- Exercise requirements
Every line that holds the string "page" is to be identified and copied.

- Rows
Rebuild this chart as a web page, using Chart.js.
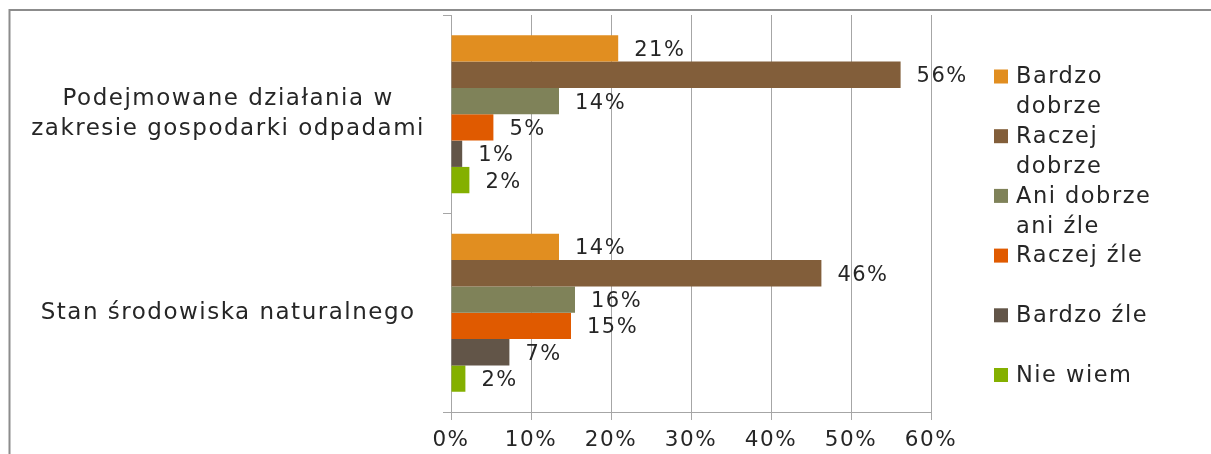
<!DOCTYPE html>
<html>
<head>
<meta charset="utf-8">
<script src="https://cdn.jsdelivr.net/npm/chart.js@4/dist/chart.umd.min.js"></script>
<style>
html,body{margin:0;padding:0;background:#fff;overflow:hidden}
#wrap{position:relative;width:1211px;height:454px}
canvas{display:block}
</style>
</head>
<body>
<div id="wrap"><canvas id="c" width="1211" height="454"></canvas></div>
<script>
// ---- data ----
const categories = [["Podejmowane działania w", "zakresie gospodarki odpadami"], "Stan środowiska naturalnego"];
const seriesNames = ["Bardzo dobrze", "Raczej dobrze", "Ani dobrze ani źle", "Raczej źle", "Bardzo źle", "Nie wiem"];
const bardzoDobrze    = [20.9, 13.5];
const raczejDobrze    = [56.2, 46.3];
const aniDobrzeAniZle = [13.5, 15.5];
const raczejZle       = [5.3, 15.0];
const bardzoZle       = [1.4, 7.3];
const nieWiem         = [2.3, 1.8];
const xTickValues     = [0, 10, 20, 30, 40, 50, 60];
const seriesColors    = ["#E18E20", "#825E3A", "#7F8259", "#E05A00", "#625548", "#84B000"];

const seriesValues = [bardzoDobrze, raczejDobrze, aniDobrzeAniZle, raczejZle, bardzoZle, nieWiem];

// ---- style ----
const FONT = '"DejaVu Sans", sans-serif';
const TEXT = '#262626';
const GRID = '#A6A6A6';
const LS = '1.5px';
Chart.defaults.font.family = FONT;

const spacingPlugin = {
  id: 'spacing',
  beforeUpdate(chart) { chart.ctx.letterSpacing = LS; },
  beforeLayout(chart) { chart.ctx.letterSpacing = LS; },
  beforeDraw(chart) { chart.ctx.letterSpacing = LS; }
};

const framePlugin = {
  id: 'frame',
  beforeDraw(chart) {
    const ctx = chart.ctx;
    ctx.save();
    ctx.fillStyle = '#fff';
    ctx.fillRect(0, 0, chart.width, chart.height);
    ctx.strokeStyle = '#8C8C8C';
    ctx.lineWidth = 2;
    ctx.beginPath();
    ctx.moveTo(9.5, chart.height);
    ctx.lineTo(9.5, 10);
    ctx.lineTo(chart.width, 10);
    ctx.stroke();
    ctx.restore();
  }
};

const valueLabelPlugin = {
  id: 'valueLabels',
  afterDatasetsDraw(chart) {
    const ctx = chart.ctx;
    ctx.save();
    ctx.letterSpacing = LS;
    ctx.font = '21px ' + FONT;
    ctx.fillStyle = TEXT;
    ctx.textAlign = 'left';
    ctx.textBaseline = 'middle';
    chart.data.datasets.forEach((ds, i) => {
      chart.getDatasetMeta(i).data.forEach((bar, j) => {
        ctx.fillText(Math.round(ds.data[j]) + '%', bar.x + 16, bar.y + 2);
      });
    });
    ctx.restore();
  }
};

const legendPlugin = {
  id: 'customLegend',
  afterDraw(chart) {
    const ctx = chart.ctx;
    const boxX = 994, textX = 1016, y0 = 76.5, step = 59.7, lineH = 30, box = 14, maxW = 152;
    ctx.save();
    ctx.letterSpacing = LS;
    ctx.font = '22.5px ' + FONT;
    ctx.fillStyle = TEXT;
    ctx.textAlign = 'left';
    ctx.textBaseline = 'middle';
    chart.data.datasets.forEach((ds, i) => {
      const y = y0 + i * step;
      ctx.fillStyle = ds.backgroundColor;
      ctx.fillRect(boxX, y - box / 2, box, box);
      const words = ds.label.split(' ');
      const lines = [];
      let cur = '';
      words.forEach(w => {
        const t = cur ? cur + ' ' + w : w;
        if (cur && ctx.measureText(t).width > maxW) { lines.push(cur); cur = w; }
        else cur = t;
      });
      if (cur) lines.push(cur);
      ctx.fillStyle = TEXT;
      lines.forEach((l, k) => ctx.fillText(l, textX, y + 1 + k * lineH));
    });
    ctx.restore();
  }
};

const ctx = document.getElementById('c').getContext('2d');
new Chart(ctx, {
  type: 'bar',
  data: {
    labels: categories,
    datasets: seriesNames.map((name, i) => ({
      label: name,
      data: seriesValues[i],
      backgroundColor: seriesColors[i],
      borderWidth: 0,
      categoryPercentage: 0.796,
      barPercentage: 1.0
    }))
  },
  options: {
    indexAxis: 'y',
    responsive: false,
    animation: false,
    devicePixelRatio: 1,
    layout: { padding: { left: 10, right: 280, top: 15, bottom: 0 } },
    plugins: { legend: { display: false }, tooltip: { enabled: false } },
    scales: {
      x: {
        min: xTickValues[0],
        max: xTickValues[xTickValues.length - 1],
        ticks: {
          stepSize: xTickValues[1] - xTickValues[0],
          callback: v => v + '%',
          font: { size: 21.5 },
          color: TEXT,
          padding: 8,
          maxRotation: 0
        },
        grid: { color: GRID, lineWidth: 1, tickLength: 8 },
        border: { color: GRID, width: 1 },
        afterFit(scale) { scale.paddingLeft = 0; scale.paddingRight = 0; scale.height = 42; }
      },
      y: {
        ticks: {
          font: { size: 23, lineHeight: 1.28 },
          color: TEXT,
          crossAlign: 'center',
          padding: 18
        },
        grid: { drawOnChartArea: false, tickLength: 8, color: GRID, offset: true },
        border: { color: GRID, width: 1 },
        afterFit(scale) { scale.width = 441; scale.paddingTop = 0; scale.paddingBottom = 0; }
      }
    }
  },
  plugins: [spacingPlugin, framePlugin, valueLabelPlugin, legendPlugin]
});
</script>
</body>
</html>
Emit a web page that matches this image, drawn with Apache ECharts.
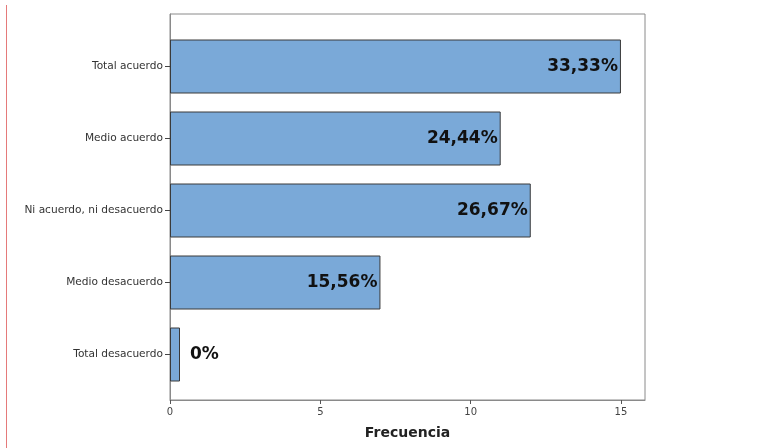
<!DOCTYPE html>
<html>
<head>
<meta charset="utf-8">
<script src="https://cdn.jsdelivr.net/npm/echarts@6/dist/echarts.min.js"></script>
<style>
  html, body { margin: 0; padding: 0; background: #fff; }
  #chart { width: 760px; height: 448px; }
</style>
</head>
<body>
<div id="chart"></div>
<script>
// Response categories, listed top to bottom
const categories = ['Total acuerdo', 'Medio acuerdo', 'Ni acuerdo, ni desacuerdo', 'Medio desacuerdo', 'Total desacuerdo'];
// Frequency of each response
const frequencies = [15, 11, 12, 7, 0];
// Frequency axis range and step
const axisMax = 15.8;
const axisStep = 5;

const total = frequencies.reduce((a, b) => a + b, 0);
function pctLabel(v) {
  if (v === 0) return '0%';
  return (v / total * 100).toFixed(2).replace('.', ',') + '%';
}

const chart = echarts.init(document.getElementById('chart'), null, { renderer: 'canvas' });

const labelFont = { fontFamily: 'DejaVu Sans', fontWeight: 'bold', fontSize: 17, color: '#111' };

chart.setOption({
  animation: false,
  backgroundColor: '#fff',
  grid: [
    // bars
    { left: 170, right: 115, top: 30.5, bottom: 57.5 },
    // frame and frequency axis
    { left: 170, right: 115, top: 14, bottom: 48, show: true, borderColor: '#8a8a8a', borderWidth: 1, backgroundColor: 'transparent' }
  ],
  xAxis: [
    { gridIndex: 0, type: 'value', min: 0, max: axisMax, interval: axisStep, show: false },
    {
      gridIndex: 1, type: 'value', min: 0, max: axisMax, interval: axisStep,
      axisLine: { show: true, lineStyle: { color: '#8a8a8a', width: 1 } },
      axisTick: { show: true, length: 4, lineStyle: { color: '#555' } },
      axisLabel: { show: true, margin: 7, fontFamily: 'DejaVu Sans', fontSize: 10, color: '#444', showMaxLabel: false },
      splitLine: { show: false },
      name: 'Frecuencia', nameLocation: 'middle', nameGap: 26,
      nameTextStyle: { fontFamily: 'DejaVu Sans', fontWeight: 'bold', fontSize: 14, color: '#222' }
    }
  ],
  yAxis: [
    {
      gridIndex: 0, type: 'category', data: categories, inverse: true,
      axisLine: { show: false },
      axisTick: { show: true, alignWithLabel: true, length: 5, lineStyle: { color: '#444' } },
      axisLabel: { margin: 7, fontFamily: 'DejaVu Sans', fontSize: 10.6, color: '#333' },
      splitLine: { show: false }
    },
    {
      gridIndex: 1, type: 'value', min: 0, max: 1,
      axisLine: { show: true, lineStyle: { color: '#8a8a8a', width: 1 } },
      axisTick: { show: false }, axisLabel: { show: false }, splitLine: { show: false }
    }
  ],
  series: [{
    type: 'bar',
    xAxisIndex: 0,
    yAxisIndex: 0,
    barWidth: 54,
    barMinHeight: 10,
    itemStyle: { color: '#7aa9d8', borderColor: '#3a3a3a', borderWidth: 1 },
    label: {
      show: true, position: 'insideRight', distance: 3,
      formatter: p => pctLabel(p.value),
      ...labelFont
    },
    data: frequencies.map(v => v === 0
      ? { value: v, label: { position: 'right', distance: 10 } }
      : { value: v })
  }],
  graphic: [{
    type: 'line',
    shape: { x1: 6.5, y1: 5, x2: 6.5, y2: 448 },
    style: { stroke: '#e57a7a', lineWidth: 1 }
  }]
});
</script>
</body>
</html>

- Written reply
Rebuild this chart as a web page, using Chart.js.
Emit a web page that matches this image, drawn with Apache ECharts.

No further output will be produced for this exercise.